A fresh look at articles published in the second quarter of 2025 continues to shed light on a critical challenge in academic publishing: the persistent citation of retracted research. Even when retractions are known and documented prior to publication, they still find their way into new scholarly work.

Scitility’s latest analysis spans publishing imprints with more than 2,400 articles published in Q2, offering a comprehensive and representative view of industry performance. The updated data shows that there has been a marginal decline, retracted references remain a concern. Highlighting systemic gaps in citation verification and oversight.

What the Data Shows

  • The industry average retraction citation rate in Q2 is 1.34%, slightly higher than Q1’s 1.315%.
  • Citation rates range from as low as 0.17% to as high as 2.7% among large-scale publishers.
  • 9,445 articles again in Q2 contained references to papers that had been retracted prior to publication.

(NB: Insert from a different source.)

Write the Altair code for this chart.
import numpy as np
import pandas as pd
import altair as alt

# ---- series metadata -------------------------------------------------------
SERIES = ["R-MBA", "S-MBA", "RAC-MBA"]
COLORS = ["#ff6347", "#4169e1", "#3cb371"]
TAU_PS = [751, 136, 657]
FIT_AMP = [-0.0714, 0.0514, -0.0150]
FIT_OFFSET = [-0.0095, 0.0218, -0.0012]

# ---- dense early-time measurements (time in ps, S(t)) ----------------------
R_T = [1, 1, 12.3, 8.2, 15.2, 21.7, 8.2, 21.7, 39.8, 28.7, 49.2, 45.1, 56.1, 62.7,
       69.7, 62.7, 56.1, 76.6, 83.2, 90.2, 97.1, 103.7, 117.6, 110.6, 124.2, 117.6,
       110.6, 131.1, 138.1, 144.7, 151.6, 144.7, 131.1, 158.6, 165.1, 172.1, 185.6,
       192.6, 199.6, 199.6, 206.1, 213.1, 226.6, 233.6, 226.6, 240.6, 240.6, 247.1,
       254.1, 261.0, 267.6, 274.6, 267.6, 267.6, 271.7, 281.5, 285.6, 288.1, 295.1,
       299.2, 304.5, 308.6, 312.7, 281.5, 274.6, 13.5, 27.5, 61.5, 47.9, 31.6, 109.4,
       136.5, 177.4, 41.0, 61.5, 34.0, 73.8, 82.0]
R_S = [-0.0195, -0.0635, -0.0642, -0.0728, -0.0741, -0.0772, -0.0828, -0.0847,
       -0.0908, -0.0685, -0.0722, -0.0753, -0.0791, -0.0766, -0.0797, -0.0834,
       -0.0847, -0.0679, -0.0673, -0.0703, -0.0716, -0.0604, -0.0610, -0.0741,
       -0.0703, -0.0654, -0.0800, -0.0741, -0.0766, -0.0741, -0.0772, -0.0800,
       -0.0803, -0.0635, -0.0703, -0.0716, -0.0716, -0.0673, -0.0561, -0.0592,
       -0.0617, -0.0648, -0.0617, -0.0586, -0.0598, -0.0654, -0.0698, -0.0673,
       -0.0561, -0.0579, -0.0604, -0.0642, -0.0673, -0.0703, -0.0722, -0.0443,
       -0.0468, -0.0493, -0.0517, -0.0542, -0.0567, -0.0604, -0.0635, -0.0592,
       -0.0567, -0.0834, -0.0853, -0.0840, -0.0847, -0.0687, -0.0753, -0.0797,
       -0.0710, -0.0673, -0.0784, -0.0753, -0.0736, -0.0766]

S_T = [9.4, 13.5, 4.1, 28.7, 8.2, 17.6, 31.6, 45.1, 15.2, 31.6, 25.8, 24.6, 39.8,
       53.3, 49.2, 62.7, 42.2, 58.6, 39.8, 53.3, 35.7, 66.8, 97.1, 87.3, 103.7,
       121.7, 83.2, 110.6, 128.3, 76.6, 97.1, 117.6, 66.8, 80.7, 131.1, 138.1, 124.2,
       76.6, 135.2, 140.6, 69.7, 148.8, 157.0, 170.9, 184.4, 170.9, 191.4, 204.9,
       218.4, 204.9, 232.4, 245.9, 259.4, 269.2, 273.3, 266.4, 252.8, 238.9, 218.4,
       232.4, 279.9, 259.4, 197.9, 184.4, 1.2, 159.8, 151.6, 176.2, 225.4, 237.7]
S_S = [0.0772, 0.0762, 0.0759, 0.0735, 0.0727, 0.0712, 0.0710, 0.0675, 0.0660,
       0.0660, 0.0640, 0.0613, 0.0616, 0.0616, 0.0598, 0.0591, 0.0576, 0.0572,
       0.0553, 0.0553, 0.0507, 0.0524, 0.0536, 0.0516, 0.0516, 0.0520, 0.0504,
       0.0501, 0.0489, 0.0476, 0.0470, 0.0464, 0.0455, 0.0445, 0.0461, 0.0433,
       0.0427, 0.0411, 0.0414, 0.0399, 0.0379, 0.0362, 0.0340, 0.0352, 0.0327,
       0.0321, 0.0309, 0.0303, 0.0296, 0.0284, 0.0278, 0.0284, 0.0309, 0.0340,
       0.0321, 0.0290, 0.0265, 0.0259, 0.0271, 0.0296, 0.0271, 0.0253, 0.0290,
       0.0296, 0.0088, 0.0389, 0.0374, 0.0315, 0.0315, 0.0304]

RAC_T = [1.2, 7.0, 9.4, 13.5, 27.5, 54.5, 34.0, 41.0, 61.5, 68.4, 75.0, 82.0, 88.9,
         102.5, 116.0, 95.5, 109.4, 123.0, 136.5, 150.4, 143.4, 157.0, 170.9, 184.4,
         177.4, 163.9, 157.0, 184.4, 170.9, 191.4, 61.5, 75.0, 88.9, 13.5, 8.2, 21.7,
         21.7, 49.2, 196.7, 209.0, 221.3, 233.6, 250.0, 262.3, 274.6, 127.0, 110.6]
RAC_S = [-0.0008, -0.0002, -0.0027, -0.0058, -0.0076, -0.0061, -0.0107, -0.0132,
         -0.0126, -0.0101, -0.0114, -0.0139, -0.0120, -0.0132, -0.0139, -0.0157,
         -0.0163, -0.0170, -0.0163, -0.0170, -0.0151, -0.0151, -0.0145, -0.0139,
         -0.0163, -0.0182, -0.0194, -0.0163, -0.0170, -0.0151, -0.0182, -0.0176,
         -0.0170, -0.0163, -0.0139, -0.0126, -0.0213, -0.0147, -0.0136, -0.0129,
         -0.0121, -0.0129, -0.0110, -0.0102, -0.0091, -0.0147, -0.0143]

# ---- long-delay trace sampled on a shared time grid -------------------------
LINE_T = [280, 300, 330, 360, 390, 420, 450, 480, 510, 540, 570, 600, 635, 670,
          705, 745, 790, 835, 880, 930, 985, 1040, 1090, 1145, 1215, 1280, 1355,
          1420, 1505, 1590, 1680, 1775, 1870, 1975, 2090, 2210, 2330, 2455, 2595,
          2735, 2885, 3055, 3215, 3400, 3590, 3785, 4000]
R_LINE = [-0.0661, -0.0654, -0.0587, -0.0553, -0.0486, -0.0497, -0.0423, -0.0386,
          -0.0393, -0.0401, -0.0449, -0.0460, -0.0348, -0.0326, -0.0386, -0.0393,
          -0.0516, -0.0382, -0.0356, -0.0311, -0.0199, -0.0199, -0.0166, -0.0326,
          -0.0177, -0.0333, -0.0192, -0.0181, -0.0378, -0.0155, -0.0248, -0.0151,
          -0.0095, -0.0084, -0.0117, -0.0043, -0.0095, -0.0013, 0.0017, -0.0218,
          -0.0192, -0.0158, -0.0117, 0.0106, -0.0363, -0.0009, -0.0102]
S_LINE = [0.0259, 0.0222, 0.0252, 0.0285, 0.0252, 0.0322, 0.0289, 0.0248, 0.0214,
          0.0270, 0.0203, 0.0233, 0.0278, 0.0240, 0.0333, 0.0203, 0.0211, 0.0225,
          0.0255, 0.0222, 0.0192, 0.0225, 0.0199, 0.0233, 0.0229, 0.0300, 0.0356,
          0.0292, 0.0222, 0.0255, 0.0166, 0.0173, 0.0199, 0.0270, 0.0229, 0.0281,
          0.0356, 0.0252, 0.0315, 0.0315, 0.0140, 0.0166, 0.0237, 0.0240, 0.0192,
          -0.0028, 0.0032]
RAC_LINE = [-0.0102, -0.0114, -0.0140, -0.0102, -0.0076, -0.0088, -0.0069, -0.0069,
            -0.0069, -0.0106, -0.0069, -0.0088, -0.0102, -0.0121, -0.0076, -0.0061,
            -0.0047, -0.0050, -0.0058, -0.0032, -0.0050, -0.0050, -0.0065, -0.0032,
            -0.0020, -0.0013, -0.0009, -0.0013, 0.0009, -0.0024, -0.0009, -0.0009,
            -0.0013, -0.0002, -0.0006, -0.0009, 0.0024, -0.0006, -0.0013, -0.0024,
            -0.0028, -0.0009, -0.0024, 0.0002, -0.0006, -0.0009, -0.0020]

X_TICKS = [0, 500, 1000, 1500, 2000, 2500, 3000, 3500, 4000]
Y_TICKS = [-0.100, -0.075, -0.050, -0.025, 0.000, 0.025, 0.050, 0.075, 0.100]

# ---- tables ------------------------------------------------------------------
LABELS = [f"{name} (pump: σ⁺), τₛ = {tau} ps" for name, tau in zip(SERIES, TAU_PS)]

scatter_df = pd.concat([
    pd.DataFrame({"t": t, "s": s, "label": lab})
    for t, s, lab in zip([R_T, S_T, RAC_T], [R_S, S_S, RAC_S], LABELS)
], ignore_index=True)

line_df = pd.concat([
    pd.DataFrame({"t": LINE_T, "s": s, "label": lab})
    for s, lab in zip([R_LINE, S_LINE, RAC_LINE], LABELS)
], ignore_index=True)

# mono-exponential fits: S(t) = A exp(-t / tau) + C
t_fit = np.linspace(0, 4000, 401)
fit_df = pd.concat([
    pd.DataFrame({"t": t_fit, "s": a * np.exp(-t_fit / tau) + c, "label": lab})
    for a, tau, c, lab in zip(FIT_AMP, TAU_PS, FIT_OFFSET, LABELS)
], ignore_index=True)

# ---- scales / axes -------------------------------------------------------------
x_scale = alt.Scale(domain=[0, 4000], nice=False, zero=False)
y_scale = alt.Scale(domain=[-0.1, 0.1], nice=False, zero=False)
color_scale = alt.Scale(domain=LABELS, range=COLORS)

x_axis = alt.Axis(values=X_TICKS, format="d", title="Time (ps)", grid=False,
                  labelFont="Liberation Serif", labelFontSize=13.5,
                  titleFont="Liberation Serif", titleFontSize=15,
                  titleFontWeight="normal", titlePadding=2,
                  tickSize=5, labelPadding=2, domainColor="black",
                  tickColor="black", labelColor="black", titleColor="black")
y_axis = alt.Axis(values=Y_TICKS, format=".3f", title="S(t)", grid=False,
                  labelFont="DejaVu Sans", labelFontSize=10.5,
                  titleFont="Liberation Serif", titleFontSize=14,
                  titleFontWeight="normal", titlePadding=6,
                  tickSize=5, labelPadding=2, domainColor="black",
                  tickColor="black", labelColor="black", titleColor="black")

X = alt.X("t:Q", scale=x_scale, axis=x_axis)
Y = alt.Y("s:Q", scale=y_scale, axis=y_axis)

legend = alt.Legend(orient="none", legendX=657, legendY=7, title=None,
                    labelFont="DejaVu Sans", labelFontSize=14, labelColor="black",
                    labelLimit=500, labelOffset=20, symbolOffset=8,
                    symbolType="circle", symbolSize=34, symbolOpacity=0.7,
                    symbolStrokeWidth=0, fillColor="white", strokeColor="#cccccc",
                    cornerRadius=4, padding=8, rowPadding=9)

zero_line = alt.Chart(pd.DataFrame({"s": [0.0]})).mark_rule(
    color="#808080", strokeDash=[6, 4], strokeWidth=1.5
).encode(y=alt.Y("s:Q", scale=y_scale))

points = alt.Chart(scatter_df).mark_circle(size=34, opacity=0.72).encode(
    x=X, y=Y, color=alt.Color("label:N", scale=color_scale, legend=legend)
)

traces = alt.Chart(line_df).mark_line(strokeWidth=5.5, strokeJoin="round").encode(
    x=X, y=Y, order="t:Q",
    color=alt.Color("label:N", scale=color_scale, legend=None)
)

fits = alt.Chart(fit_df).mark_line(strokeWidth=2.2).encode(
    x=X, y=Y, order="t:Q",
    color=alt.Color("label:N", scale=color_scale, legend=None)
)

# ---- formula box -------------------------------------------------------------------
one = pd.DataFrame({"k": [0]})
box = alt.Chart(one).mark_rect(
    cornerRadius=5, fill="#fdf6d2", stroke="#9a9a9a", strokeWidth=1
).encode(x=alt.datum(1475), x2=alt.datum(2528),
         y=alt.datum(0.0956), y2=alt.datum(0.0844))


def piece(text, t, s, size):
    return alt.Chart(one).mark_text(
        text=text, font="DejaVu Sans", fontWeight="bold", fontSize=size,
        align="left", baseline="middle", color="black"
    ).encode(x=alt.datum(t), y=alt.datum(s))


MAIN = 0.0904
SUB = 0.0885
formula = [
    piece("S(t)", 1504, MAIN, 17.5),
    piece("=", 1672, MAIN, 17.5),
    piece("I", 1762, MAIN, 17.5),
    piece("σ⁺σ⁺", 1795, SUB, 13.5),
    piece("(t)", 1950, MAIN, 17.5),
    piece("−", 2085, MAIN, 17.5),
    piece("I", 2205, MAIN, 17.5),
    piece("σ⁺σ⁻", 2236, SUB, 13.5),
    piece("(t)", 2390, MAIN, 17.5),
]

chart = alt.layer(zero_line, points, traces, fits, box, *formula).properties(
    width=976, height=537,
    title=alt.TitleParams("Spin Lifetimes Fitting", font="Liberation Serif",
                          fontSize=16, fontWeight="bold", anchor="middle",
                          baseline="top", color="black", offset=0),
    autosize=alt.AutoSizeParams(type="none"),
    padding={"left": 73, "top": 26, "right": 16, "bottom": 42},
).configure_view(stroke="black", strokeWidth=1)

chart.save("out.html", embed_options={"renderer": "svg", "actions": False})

This is not an isolated issue. It’s an industry-wide concern that affects the reliability and integrity of the scholarly record. 

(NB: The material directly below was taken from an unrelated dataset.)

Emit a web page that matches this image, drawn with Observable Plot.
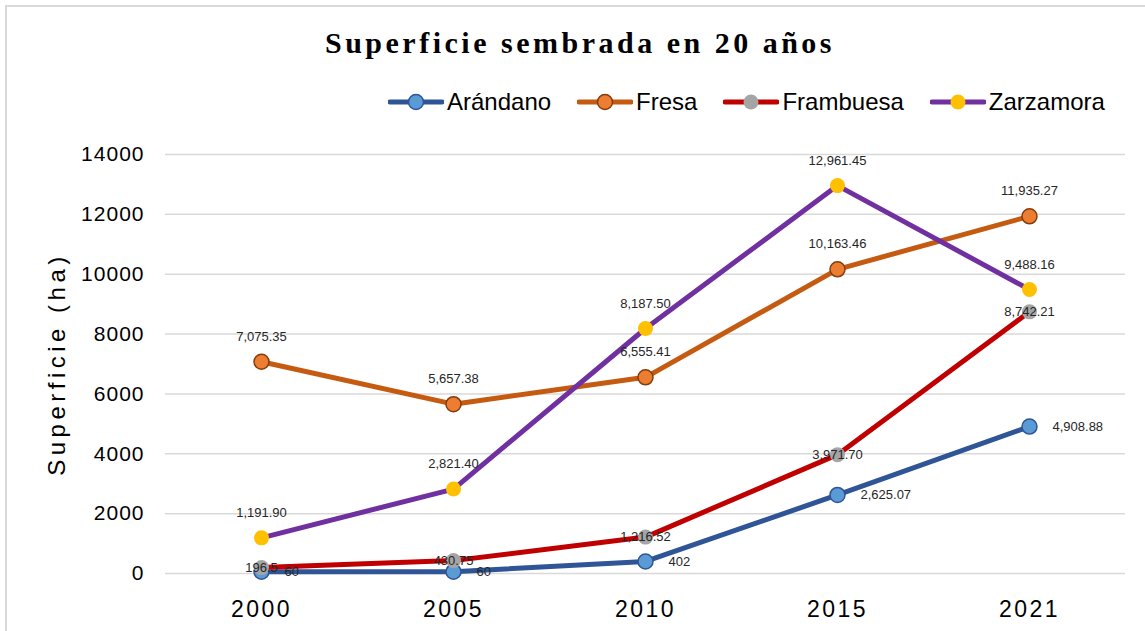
<!DOCTYPE html>
<html>
<head>
<meta charset="utf-8">
<script src="https://cdn.jsdelivr.net/npm/d3@7"></script>
<script src="https://cdn.jsdelivr.net/npm/@observablehq/plot@0.6"></script>
<style>
  html, body { margin: 0; padding: 0; background: #fff; }
  body { width: 1145px; height: 631px; position: relative; overflow: hidden; font-family: "Liberation Sans", Arial, sans-serif; }
  #frame { position: absolute; left: 5px; top: 5px; width: 1300px; height: 800px; border-top: 2px solid #d9d9d9; border-left: 2px solid #d9d9d9; }
  #title { position: absolute; left: 0; width: 1160px; top: 26px; text-align: center; font-family: "Liberation Serif", "Times New Roman", serif; font-weight: bold; font-size: 30px; letter-spacing: 3.5px; color: #000; }
  #legend { position: absolute; left: 388px; top: 88px; display: flex; align-items: center; font-size: 24px; color: #000; }
  .item { display: flex; align-items: center; margin-right: 26px; }
  .item svg { margin-right: 3px; }
  #chart { position: absolute; left: 0; top: 125px; }
</style>
</head>
<body>
<div id="frame"></div>
<div id="title">Superficie sembrada en 20 años</div>
<div id="legend"></div>
<div id="chart"></div>
<script>
const years = ["2000", "2005", "2010", "2015", "2021"];
const arandano = [60, 60, 402, 2625.07, 4908.88];
const fresa = [7075.35, 5657.38, 6555.41, 10163.46, 11935.27];
const frambuesa = [196.5, 430.75, 1216.52, 3971.70, 8742.21];
const zarzamora = [1191.90, 2821.40, 8187.50, 12961.45, 9488.16];
const seriesNames = ["Arándano", "Fresa", "Frambuesa", "Zarzamora"];
const yTicks = [0, 2000, 4000, 6000, 8000, 10000, 12000, 14000];

const styles = {
  "Arándano": {line: "#2f5597", fill: "#5b9bd5", stroke: "#2f5597", labelDx: 23, labelDy: 0, anchor: "start"},
  "Fresa": {line: "#c55a11", fill: "#ed7d31", stroke: "#843c0c", labelDx: 0, labelDy: -25, anchor: "middle"},
  "Frambuesa": {line: "#c00000", fill: "#a5a5a5", stroke: "none", labelDx: 0, labelDy: 0, anchor: "middle"},
  "Zarzamora": {line: "#7030a0", fill: "#ffc000", stroke: "none", labelDx: 0, labelDy: -25, anchor: "middle"}
};

const valuesBySeries = [arandano, fresa, frambuesa, zarzamora];
const data = [];
seriesNames.forEach((s, i) => {
  valuesBySeries[i].forEach((v, j) => data.push({serie: s, year: years[j], value: v}));
});
const fmt = v => v >= 1000 ? d3.format(",.2f")(v) : String(v);

// Legend
const legend = document.getElementById("legend");
seriesNames.forEach(s => {
  const st = styles[s];
  const item = document.createElement("div");
  item.className = "item";
  item.innerHTML = `<svg width="56" height="20"><line x1="2" y1="10" x2="54" y2="10" stroke="${st.line}" stroke-width="5" stroke-linecap="round"/><circle cx="28" cy="10" r="7.5" fill="${st.fill}" stroke="${st.stroke}" stroke-width="1.5"/></svg><span>${s}</span>`;
  legend.appendChild(item);
});

const marks = [
  Plot.gridY(yTicks, {stroke: "#d9d9d9", strokeOpacity: 1, strokeWidth: 1.5}),
  Plot.axisY({ticks: yTicks, tickSize: 0, tickPadding: 21, tickFormat: d => String(d), fontSize: 21, fill: "#000"}),
  Plot.axisX({tickSize: 0, tickPadding: 27, fontSize: 23, fill: "#000"}),
  Plot.text(["Superficie (ha)"], {frameAnchor: "left", text: d => d, rotate: -90, dx: -108, textAnchor: "middle", fontSize: 24, fill: "#000", className: "ylab"})
];
seriesNames.forEach(s => {
  const st = styles[s];
  const sub = data.filter(d => d.serie === s);
  marks.push(Plot.line(sub, {x: "year", y: "value", stroke: st.line, strokeWidth: 5}));
  marks.push(Plot.dot(sub, {x: "year", y: "value", r: 7.5, fill: st.fill, stroke: st.stroke, strokeWidth: 1.5}));
});
seriesNames.forEach(s => {
  const st = styles[s];
  const sub = data.filter(d => d.serie === s);
  marks.push(Plot.text(sub, {x: "year", y: "value", text: d => fmt(d.value), dx: st.labelDx, dy: st.labelDy, textAnchor: st.anchor, fontSize: 13, fill: "#262626"}));
});

const chart = Plot.plot({
  width: 1145,
  height: 506,
  marginTop: 29,
  marginBottom: 58,
  marginLeft: 165,
  marginRight: 20,
  style: {fontFamily: "'Liberation Sans', Arial, sans-serif", background: "transparent", overflow: "visible"},
  x: {type: "point", domain: years, padding: 0.5, label: null},
  y: {domain: [0, 14000], label: null},
  marks
});
chart.querySelectorAll("g[aria-label='y-axis tick label'] text").forEach(t => t.style.letterSpacing = "1px");
chart.querySelectorAll("g[aria-label='x-axis tick label'] text").forEach(t => t.style.letterSpacing = "2.5px");
chart.querySelectorAll(".ylab text").forEach(t => t.style.letterSpacing = "4.5px");
document.getElementById("chart").appendChild(chart);
</script>
</body>
</html>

Several contributing factors remain consistent quarter over quarter:

  • Authors may not know that a referenced article has been retracted, particularly if their citation tools or databases lack real-time updates.
  • Legacy reference managers and static citation libraries contribute to outdated bibliographies.
  • In rare cases, retracted articles are cited deliberately for discussion or critique. However, our analysis filters out obvious examples to focus on unintentional citations.
  • Editorial workflows may rely on outdated datasets, resulting in undetected issues during peer review or copyediting.

Regardless of the cause, the consequences are serious. Retracted research in citations can distort findings, mislead readers, and erode public trust in science.

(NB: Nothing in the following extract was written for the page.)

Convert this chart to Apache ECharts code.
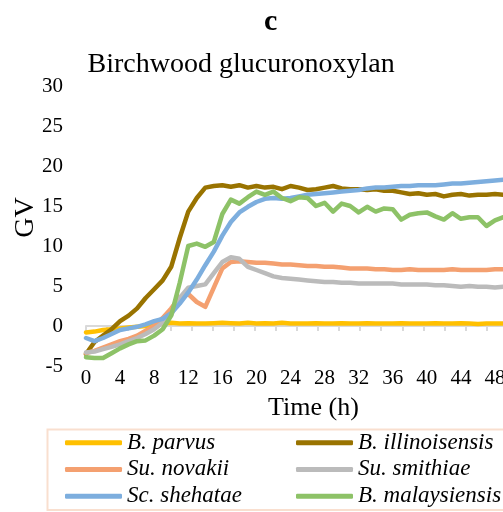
<!DOCTYPE html>
<html>
<head>
<meta charset="utf-8">
<script src="https://cdn.jsdelivr.net/npm/echarts@6/dist/echarts.min.js"></script>
<style>
  html, body { margin: 0; padding: 0; background: #fff; }
  #chart { width: 503px; height: 512px; }
</style>
</head>
<body>
<div id="chart"></div>
<script>
// time points (h)
const hours = [0,1,2,3,4,5,6,7,8,9,10,11,12,13,14,15,16,17,18,19,20,21,22,23,24,25,
  26,27,28,29,30,31,32,33,34,35,36,37,38,39,40,41,42,43,44,45,46,47,48,49,50];

const parvus = [-0.8,-0.7,-0.5,-0.4,-0.3,-0.2,-0.1,0.0,0.1,0.3,0.4,0.3,0.35,0.3,0.3,0.35,0.4,0.35,0.3,0.4,
  0.3,0.35,0.3,0.4,0.3,0.3,0.3,0.35,0.3,0.3,0.35,0.3,0.3,0.35,0.3,0.3,0.3,0.35,0.3,0.3,
  0.3,0.35,0.3,0.3,0.35,0.3,0.25,0.3,0.3,0.3,0.3];
const illinoisensis = [-3.5,-2.0,-1.2,-0.4,0.6,1.3,2.2,3.5,4.6,5.7,7.4,11.0,14.3,16.0,17.3,17.5,17.6,17.4,17.6,17.3,
  17.5,17.3,17.4,17.1,17.5,17.3,17.0,17.1,17.3,17.5,17.2,17.1,17.1,17.0,17.1,16.9,16.9,16.7,16.5,16.6,
  16.4,16.5,16.2,16.4,16.5,16.3,16.4,16.4,16.5,16.4,16.4];
const novakii = [-3.4,-3.1,-2.7,-2.3,-1.9,-1.6,-1.2,-0.6,0.0,1.0,2.2,3.6,4.0,3.0,2.4,4.8,7.2,8.0,8.1,8.0,
  7.9,7.9,7.8,7.7,7.7,7.6,7.5,7.5,7.4,7.4,7.3,7.2,7.2,7.2,7.1,7.1,7.0,7.0,7.1,7.0,
  7.0,7.0,7.0,7.1,7.0,7.0,7.0,7.0,7.1,7.1,7.1];
const smithiae = [-3.3,-3.2,-2.9,-2.6,-2.3,-1.9,-1.5,-1.0,-0.4,0.4,1.4,3.5,4.8,5.0,5.2,6.6,8.0,8.6,8.4,7.4,
  7.0,6.6,6.2,6.0,5.9,5.8,5.7,5.6,5.5,5.5,5.4,5.4,5.3,5.3,5.3,5.3,5.3,5.2,5.2,5.2,
  5.2,5.1,5.1,5.0,4.9,5.0,4.9,4.9,4.8,4.9,4.9];
const shehatae = [-1.5,-1.9,-1.5,-1.0,-0.5,-0.3,-0.1,0.2,0.6,0.9,1.6,2.8,4.2,5.8,7.6,9.3,11.3,13.0,14.2,14.9,
  15.5,15.9,16.0,15.9,16.0,16.2,16.4,16.5,16.6,16.7,16.8,16.9,17.0,17.2,17.3,17.3,17.4,17.5,17.5,17.6,
  17.6,17.6,17.7,17.8,17.8,17.9,18.0,18.1,18.2,18.3,18.3];
const malaysiensis = [-3.9,-4.0,-4.0,-3.4,-2.8,-2.3,-1.9,-1.8,-1.2,-0.4,1.3,5.4,10.0,10.3,9.9,10.5,14.0,15.8,15.3,16.1,
  16.8,16.4,16.8,16.0,15.6,16.1,16.0,15.0,15.4,14.3,15.3,15.0,14.2,14.9,14.3,14.7,14.6,13.3,13.9,14.1,
  14.2,13.7,13.3,14.1,13.4,13.6,13.6,12.5,13.2,13.6,13.6];

const names = ["B. parvus", "B. illinoisensis", "Su. novakii", "Su. smithiae", "Sc. shehatae", "B. malaysiensis"];
const values = [parvus, illinoisensis, novakii, smithiae, shehatae, malaysiensis];
const colors = ["#FFC000", "#997300", "#F4A070", "#BBBBBB", "#7DAEDE", "#8DC267"];

const serif = "Liberation Serif";
const myChart = echarts.init(document.getElementById("chart"));

const option = {
  animation: false,
  color: colors,
  title: [
    {
      text: "c",
      left: 264, top: 7, padding: 0,
      textStyle: { fontFamily: serif, fontSize: 30, fontWeight: "bold", color: "#000" }
    },
    {
      text: "Birchwood glucuronoxylan",
      left: 87.5, top: 50.5, padding: 0,
      textStyle: { fontFamily: serif, fontSize: 28, fontWeight: "normal", color: "#000" }
    }
  ],
  legend: [
    {
      data: [names[0], names[2], names[4]],
      orient: "vertical",
      left: 65, top: 429.4, padding: 0,
      itemGap: 0, itemWidth: 57, itemHeight: 5, icon: "roundRect",
      textStyle: { fontFamily: serif, fontSize: 23, fontStyle: "italic", color: "#000", lineHeight: 26.7 }
    },
    {
      data: [names[1], names[3], names[5]],
      orient: "vertical",
      left: 296, top: 429.4, padding: 0,
      itemGap: 0, itemWidth: 57, itemHeight: 5, icon: "roundRect",
      textStyle: { fontFamily: serif, fontSize: 23, fontStyle: "italic", color: "#000", lineHeight: 26.7 }
    }
  ],
  graphic: [
    {
      type: "rect",
      shape: { x: 47.5, y: 429.5, width: 480, height: 80.5 },
      style: { fill: "none", stroke: "#F9DFCF", lineWidth: 2 },
      silent: true
    }
  ],
  grid: { left: 86, top: 86, right: -38, bottom: 146, outerBoundsMode: "none", containLabel: false },
  xAxis: [
    {
      // zero line with its ticks
      type: "value",
      min: 0, max: 53.4, interval: 2.475,
      axisLine: { show: true, onZero: true, lineStyle: { color: "#D9D9D9", width: 2 } },
      axisTick: { show: true, length: 5, lineStyle: { color: "#D9D9D9", width: 2 } },
      axisLabel: { show: false },
      splitLine: { show: false }
    },
    {
      // labels at the bottom
      type: "value",
      position: "bottom",
      min: 0, max: 53.4, interval: 4,
      axisLine: { show: false, onZero: false },
      axisTick: { show: false },
      splitLine: { show: false },
      axisLabel: { margin: 2, fontFamily: serif, fontSize: 21, color: "#000", showMaxLabel: false, hideOverlap: false },
      name: "Time (h)",
      nameLocation: "middle",
      nameGap: 29,
      nameTextStyle: { fontFamily: serif, fontSize: 26, color: "#000" }
    }
  ],
  yAxis: {
    type: "value",
    min: -5, max: 30, interval: 5,
    axisLine: { show: false },
    axisTick: { show: false },
    splitLine: { show: false },
    axisLabel: { margin: 23, fontFamily: serif, fontSize: 21, color: "#000" },
    name: "GV",
    nameLocation: "middle",
    nameGap: 46,
    nameMoveOverlap: false,
    nameTextStyle: { fontFamily: serif, fontSize: 28, color: "#000", padding: [0, 0, 0, 17] }
  },
  series: names.map((n, k) => ({
    name: n,
    type: "line",
    xAxisIndex: 0,
    showSymbol: false,
    symbol: "none",
    lineStyle: { width: 4.5, cap: "round", join: "round" },
    data: hours.map((h, i) => [h, values[k][i]])
  }))
};
myChart.setOption(option);
</script>
</body>
</html>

Checking every reference manually is impractical given the volume of scholarly publishing. That’s why automated, scalable solutions are essential.

The Scitility Reference API helps publishers, research institutions, and authors maintain reference quality at scale by:

  • Offering access to the most complete, authoritative source of retraction data.
  • Easy user interface to automatically scan reference lists to detect retracted publications in real time.
  • API integration into editorial and peer review platforms to catch issues before articles are published.

This technology-first approach reduces the likelihood of retracted work resurfacing in new research, improving both quality control and institutional reputation.

The Q2 2025 data shows the issue of retracted citations remains prevalent. The path forward lies in better tooling, increased awareness, and industry-wide collaboration.

For a research ecosystem that values rigor and transparency, ensuring reference accuracy is not a luxury, it’s a necessity and we have tooling that is available for all publishers both big and small.